West Coast Editor
Cancer-focused Agensys Inc. nailed down its second big pharma deal of the month, licensing its Phase I monoclonal antibody for prostate stem cell antigen (PSCA) to Merck & Co. Inc. for $17.5 million up front and as much as $11.5 million more over the next year, depending on milestones.
If the drug, known as AGS-PSCA, is launched, Agensys would get more milestone payments, adding another $95 million - an amount that could increase to upward of $170 million if the compound is approved for multiple oncology indications.
"We can't give a finer breakdown than what is in the press release, but the milestones are the standard kinds," tied to phases of development, market approvals and the like, said Paul Kanan, vice president of operations and chief financial officer for Santa Monica, Calif.-based Agensys.
Aya Jakobovits, chief scientific officer for the company, said that although the first indication will be hormone-refractory prostate cancer, the drug has shown promise against pancreatic and bladder tumors, as monotherapy and in combination with other drugs.
"We've put a lot of thought about additional studies we would like to initiate," she told BioWorld Today, based on "very strong efficacy that we have observed in animals." But the next steps will be determined in talks with Merck.
"PSCA is a proprietary target, so there's nobody else who's working [on it]," she said, adding that "there are not really too many antibodies currently under development" as targeted therapies.
The timeline for developing AGS-PSCA is "difficult to say" until more discussions are held with Merck, Jakobovits said. "What goes to our advantage is that it's a naked antibody, which means it doesn't need any type of payload technology."
Having proven itself "extremely safe" so far, the drug "has all the right features" for relatively quick development, she said.
Under the terms of the deal, Whitehouse Station, N.J.-based Merck and Agensys will co-develop and jointly fund AGS-PSCA for advanced prostate cancer and other indications through Phase II. The ongoing Phase I study at Memorial Sloan-Kettering Cancer Center and Johns Hopkins Kimmel Cancer Center uses supplies of the drug made by Agensys, which will keep manufacturing AGS-PSCA until production can be transferred.
Merck will lead the future worldwide clinical development program with what the companies described as "significant participation" by Agensys, with Merck taking primary responsibility for commercialization and commercial manufacture.
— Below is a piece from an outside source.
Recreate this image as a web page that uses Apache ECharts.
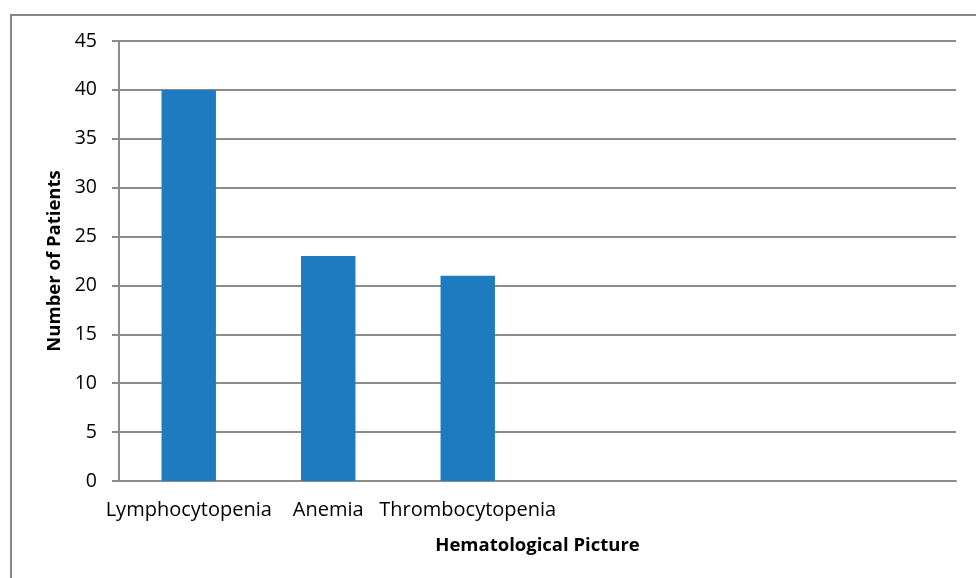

Agensys retains an option to take part in Phase III efforts in the U.S.
AGS-PSCA is a high-affinity, fully human IgG1k monoclonal antibody directed to PSCA, generated using Fremont, Calif.-based Abgenix Inc.'s XenoMouse technology, which Jakobovits was instrumental in developing when she worked for that firm. PSCA is expressed at significant levels on tumor cells from a majority of patients with all stages of prostate, pancreatic and bladder cancers.
Earlier this month, Agensys entered a three-year research agreement with Sanofi Pasteur, the vaccines business of Sanofi-Aventis Group, of Paris, to collaborate on vaccines for colorectal and prostate cancers. The deal gave Sanofi exclusive access to a portfolio of Agensys' proprietary targets, plus an option for exclusive worldwide licenses for up to six selected targets. Financial terms were not disclosed.
Agensys also has a licensing arrangement, signed last year, with South San Francisco-based Genentech Inc., under which the former could earn more than $90 million. Genentech is paying for research, development and commercialization rights to therapeutic and diagnostic products surrounding two cancer targets. (See BioWorld Today, July 23, 2004.)
Kanan said Agensys has "a lot of antibodies under development right now for other proprietary targets, and as we develop these we'll make a decision on a case-by-case basis" whether to partner them.
The company believes it can "carry [some of them] a very long way" on its own and maybe "all the way through to approval," he added.